AI Coding Agents Need Eyes: Designing UI Verification and Evidence Pipelines
Reference: https://news.ycombinator.com/
Agentic coding has improved throughput for feature scaffolding and refactors, but UI quality remains the weakest link. Many teams discover that code compiles, tests pass, and yet usability regresses in subtle ways: clipping labels, inaccessible contrast, broken keyboard focus, or mobile overflow. This is not a model problem alone; it is an evidence problem.
Why text-only review fails for UI output
Traditional code review assumes textual diffs are enough to infer behavior. With AI-generated UI changes, that assumption breaks quickly because:
- generated code often reorganizes structure and style simultaneously
- visual defects can hide in edge breakpoints
- accessibility failures are rarely obvious from JSX/HTML alone
Teams need observable artifacts that make visual intent reviewable.
Define an evidence contract for every agent PR
Before scaling agent usage, establish a PR contract:
- screenshots for desktop/tablet/mobile
- keyboard navigation capture (focus order)
- color contrast report for changed components
- list of affected routes/states
If any artifact is missing, PR is incomplete by policy. This simple contract prevents “it looked fine locally” disputes.
Deterministic screenshot infrastructure
Screenshot testing fails when environments are nondeterministic. Build for stability:
- pinned fonts and browser versions
- seeded test data fixtures
- animation disabled in test mode
- consistent viewport presets
Without deterministic rendering, review fatigue grows and engineers stop trusting diffs.

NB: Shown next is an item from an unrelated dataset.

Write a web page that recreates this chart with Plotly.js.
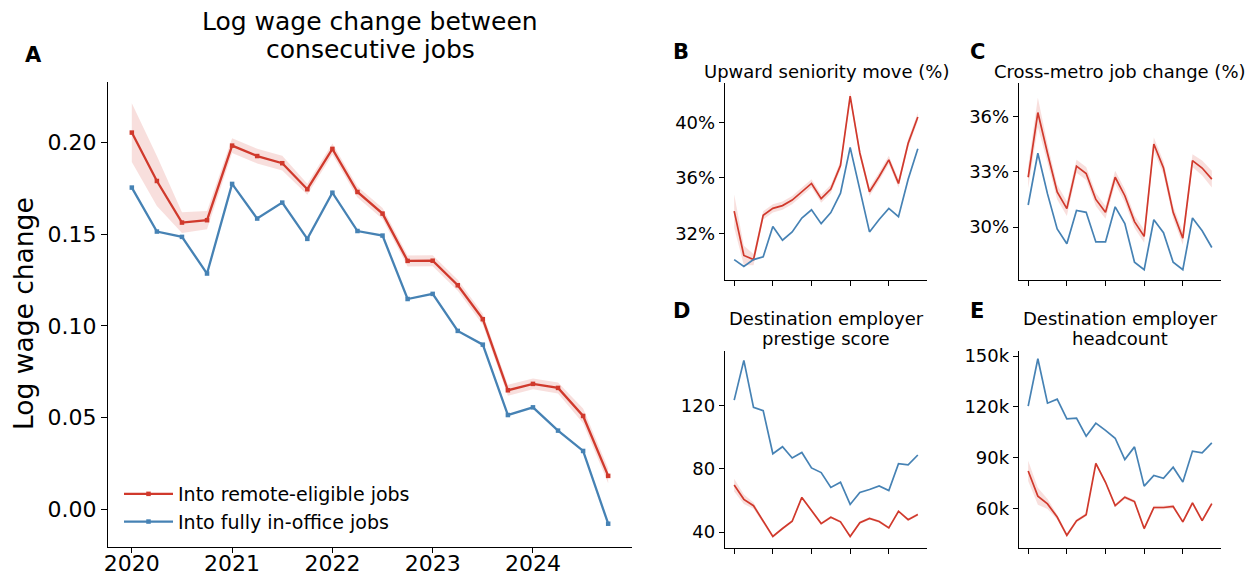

Layered validation strategy
Use three layers to balance speed and confidence:
- Pre-commit quick checks: component-level snapshots and lint gates
- PR checks: route-level visual diff + accessibility assertions
- Nightly deep checks: broader scenario matrix and flaky-case triage
This avoids blocking every PR with heavyweight suites while preserving signal quality.
Human review remains essential
Automation should narrow review scope, not remove reviewers. High-leverage review questions:
- does the UI communicate state transitions clearly?
- are edge/error states represented intentionally?
- does localization break layout?
An agent can generate candidate interfaces rapidly, but product judgment remains human work.
Integrating with incident management
UI regressions should map into the same reliability process as backend incidents. Create severity rules:
- checkout/payment UI break: Sev1
- admin workflow visual defect: Sev2
- low-traffic cosmetic issue: Sev3
Attach screenshot evidence and route impact metadata directly to incident tickets for faster triage.
Security and trust considerations
Evidence pipelines themselves handle sensitive states. Protect them:
- redact PII in captured screenshots
- restrict artifact retention windows
- sign evidence artifacts for tamper detection
In regulated environments, evidence integrity can matter as much as code correctness.
Adoption plan
- Week 1-2: define evidence contract and failing policy checks
- Week 3-4: stabilize deterministic screenshot environment
- Week 5-6: add accessibility and keyboard navigation reports
- Week 7-8: train reviewers and tune alert noise
Measure outcomes with escaped visual defects, review cycle time, and rollback frequency.
Closing
Coding agents will keep accelerating UI development, but trust depends on what teams can prove, not what they assume. Evidence-first pipelines turn UI quality from subjective debate into repeatable engineering practice.